▶ **WORK TO DO**
From the first line of the data down to and including the line with "250, 300, 400, 500];", copy everything exactly, leaving out pictures.

▶ **GIVEN DATA**
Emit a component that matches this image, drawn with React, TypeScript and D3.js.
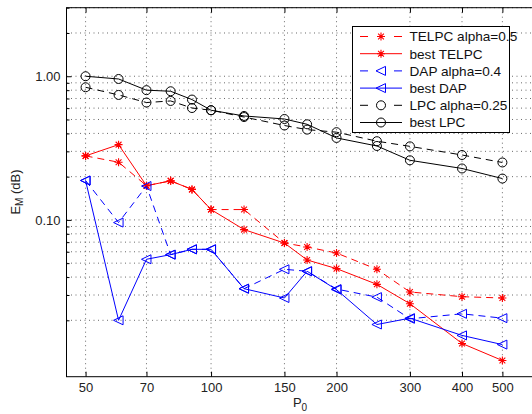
import React, { useEffect, useRef } from 'react';
import * as d3 from 'd3';

// P0 values along the x axis
const P0 = [50, 60, 70, 80, 90, 100, 120, 150, 170, 200, 250, 300, 400, 500];

// E_M values
const telpcAlpha = [0.279, 0.252, 0.173, 0.187, 0.163, 0.118, 0.118, 0.069, 0.0648, 0.0588, 0.0453, 0.0315, 0.0292, 0.0286];
const telpcBest = [0.279, 0.334, 0.173, 0.187, 0.163, 0.118, 0.0856, 0.069, 0.0526, 0.0458, 0.0356, 0.0261, 0.0138, 0.0105];
const dapAlpha = [0.188, 0.0958, 0.172, 0.0573, 0.0624, 0.0624, 0.0332, 0.0453, 0.0439, 0.033, 0.029, 0.0205, 0.0222, 0.0207];
const dapBest = [0.188, 0.02, 0.0532, 0.0573, 0.0624, 0.0624, 0.0332, 0.0286, 0.0439, 0.0327, 0.0187, 0.0207, 0.0157, 0.01355];
const lpcAlpha = [0.838, 0.741, 0.656, 0.673, 0.601, 0.58, 0.52, 0.454, 0.425, 0.408, 0.353, 0.325, 0.283, 0.251];
const lpcBest = [1.0, 0.957, 0.8, 0.786, 0.688, 0.58, 0.529, 0.504, 0.463, 0.372, 0.327, 0.26, 0.228, 0.194];

const xTicks = [50, 70, 100, 150, 200, 300, 400, 500];
const yTicks = [0.1, 1];
const yTickLabels = ['0.10', '1.00'];
const legendLabels = ['TELPC alpha=0.5', 'best TELPC', 'DAP alpha=0.4', 'best DAP', 'LPC alpha=0.25', 'best LPC'];

const series = [
  { values: telpcAlpha, color: '#ff0000', dashed: true, marker: 'star' },
  { values: telpcBest, color: '#ff0000', dashed: false, marker: 'star' },
  { values: dapAlpha, color: '#0000ff', dashed: true, marker: 'tri' },
  { values: dapBest, color: '#0000ff', dashed: false, marker: 'tri' },
  { values: lpcAlpha, color: '#000000', dashed: true, marker: 'circle' },
  { values: lpcBest, color: '#000000', dashed: false, marker: 'circle' },
];

const W = 532;
const H = 414;
const FONT = 'Liberation Sans, Arial, Helvetica, sans-serif';

function drawMarker(g: any, type: string, color: string) {
  if (type === 'circle') {
    g.append('circle').attr('r', 4.5).attr('fill', 'none').attr('stroke', color).attr('stroke-width', 1);
  } else if (type === 'tri') {
    g.append('path').attr('d', 'M-5,0L4.5,-4.5L4.5,4.5Z').attr('fill', 'none').attr('stroke', color).attr('stroke-width', 1);
  } else {
    g.append('path')
      .attr('d', 'M-4,0H4M0,-4V4M-2.9,-2.9L2.9,2.9M-2.9,2.9L2.9,-2.9')
      .attr('fill', 'none').attr('stroke', color).attr('stroke-width', 1.1);
  }
}

export default function App() {
  const svgRef = useRef<SVGSVGElement>(null);

  useEffect(() => {
    if (!svgRef.current) return;
    const svg = d3.select(svgRef.current);
    svg.selectAll('*').remove();

    const left = 66.5, right = 535.4, top = 7.7, bottom = 376.7;
    const x = d3.scaleLog().domain([45, 600]).range([left, right]);
    const y = d3.scaleLog().domain([0.0081, 3]).range([bottom, top]);

    svg.append('rect').attr('width', W).attr('height', H).attr('fill', '#fff');

    // dotted grid
    const minorY = [0.01, 0.1, 1]
      .flatMap(d => d3.range(2, 10).map(k => k * d))
      .filter(v => v >= 0.0081 && v <= 3);
    const grid = svg.append('g')
      .attr('stroke', '#444')
      .attr('stroke-width', 0.8)
      .attr('stroke-dasharray', '1,3.5');
    grid.selectAll('.gx').data(xTicks).enter().append('line')
      .attr('x1', d => x(d)).attr('x2', d => x(d))
      .attr('y1', top).attr('y2', bottom);
    grid.selectAll('.gy').data([...minorY, ...yTicks]).enter().append('line')
      .attr('x1', left).attr('x2', right)
      .attr('y1', d => y(d)).attr('y2', d => y(d));

    // axes (ticks point inward)
    const styleAxis = (g: any) => {
      g.select('.domain').remove();
      g.selectAll('line').attr('stroke', '#000');
      g.attr('font-size', 13).attr('font-family', FONT);
      g.selectAll('text').attr('fill', '#222');
    };

    svg.append('g')
      .attr('transform', `translate(${left},0)`)
      .call(d3.axisLeft(y).tickValues(yTicks).tickFormat((_, i) => yTickLabels[i]).tickSize(-5).tickSizeOuter(0).tickPadding(6))
      .call(styleAxis);
    svg.append('g')
      .attr('transform', `translate(${left},0)`)
      .call(d3.axisLeft(y).tickValues(minorY).tickFormat(() => '').tickSize(-3).tickSizeOuter(0))
      .call(styleAxis);
    svg.append('g')
      .attr('transform', `translate(0,${bottom})`)
      .call(d3.axisBottom(x).tickValues(xTicks).tickFormat(d3.format('d')).tickSize(-5).tickSizeOuter(0).tickPadding(6))
      .call(styleAxis);
    svg.append('g')
      .attr('transform', `translate(0,${top})`)
      .call(d3.axisTop(x).tickValues(xTicks).tickFormat(() => '').tickSize(-5).tickSizeOuter(0))
      .call(styleAxis);

    // data
    svg.append('clipPath').attr('id', 'plot-clip')
      .append('rect').attr('x', left).attr('y', top).attr('width', right - left).attr('height', bottom - top);

    const line = d3.line<number>()
      .x((_, i) => x(P0[i]))
      .y(d => y(d));

    series.forEach(s => {
      svg.append('path')
        .datum(s.values)
        .attr('clip-path', 'url(#plot-clip)')
        .attr('fill', 'none')
        .attr('stroke', s.color)
        .attr('stroke-width', 1)
        .attr('stroke-dasharray', s.dashed ? '7,5' : null)
        .attr('d', line);
      s.values.forEach((v, i) => {
        const m = svg.append('g').attr('transform', `translate(${x(P0[i])},${y(v)})`);
        drawMarker(m, s.marker, s.color);
      });
    });

    // frame
    svg.append('rect')
      .attr('x', left).attr('y', top)
      .attr('width', right - left).attr('height', bottom - top)
      .attr('fill', 'none').attr('stroke', '#000').attr('stroke-width', 1);

    // axis labels
    const xl = svg.append('text')
      .attr('x', 300).attr('y', 407)
      .attr('text-anchor', 'middle')
      .attr('font-size', 13).attr('font-family', FONT).attr('fill', '#222');
    xl.append('tspan').text('P');
    xl.append('tspan').attr('font-size', 10).attr('dy', 4).text('0');

    const yl = svg.append('text')
      .attr('transform', 'translate(20,192) rotate(-90)')
      .attr('text-anchor', 'middle')
      .attr('font-size', 13).attr('font-family', FONT).attr('fill', '#222');
    yl.append('tspan').text('E');
    yl.append('tspan').attr('font-size', 10).attr('dy', 3).text('M');
    yl.append('tspan').attr('dy', -3).text(' (dB)');

    // legend
    const lg = svg.append('g');
    lg.append('rect')
      .attr('x', 352.5).attr('y', 26.5)
      .attr('width', 157).attr('height', 106)
      .attr('fill', '#fff').attr('stroke', '#000').attr('stroke-width', 1);
    series.forEach((s, i) => {
      const ly = 36.5 + i * 17.2;
      lg.append('line')
        .attr('x1', 360).attr('x2', 402)
        .attr('y1', ly).attr('y2', ly)
        .attr('stroke', s.color).attr('stroke-width', 1)
        .attr('stroke-dasharray', s.dashed ? '8,26' : null);
      const m = lg.append('g').attr('transform', `translate(381,${ly})`);
      drawMarker(m, s.marker, s.color);
      lg.append('text')
        .attr('x', 409.5).attr('y', ly).attr('dy', '0.36em')
        .attr('font-size', 13.6).attr('font-family', FONT).attr('fill', '#111')
        .text(legendLabels[i]);
    });
  }, []);

  return (
    <div style={{ position: 'absolute', left: 0, top: 0 }}>
      <svg ref={svgRef} width={W} height={H} style={{ display: 'block' }} />
    </div>
  );
}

▶ **RESULT**
Emit a component that matches this image, drawn with React, TypeScript and D3.js.
import React, { useEffect, useRef } from 'react';
import * as d3 from 'd3';

// P0 values along the x axis
const P0 = [50, 60, 70, 80, 90, 100, 120, 150, 170, 200, 250, 300, 400, 500];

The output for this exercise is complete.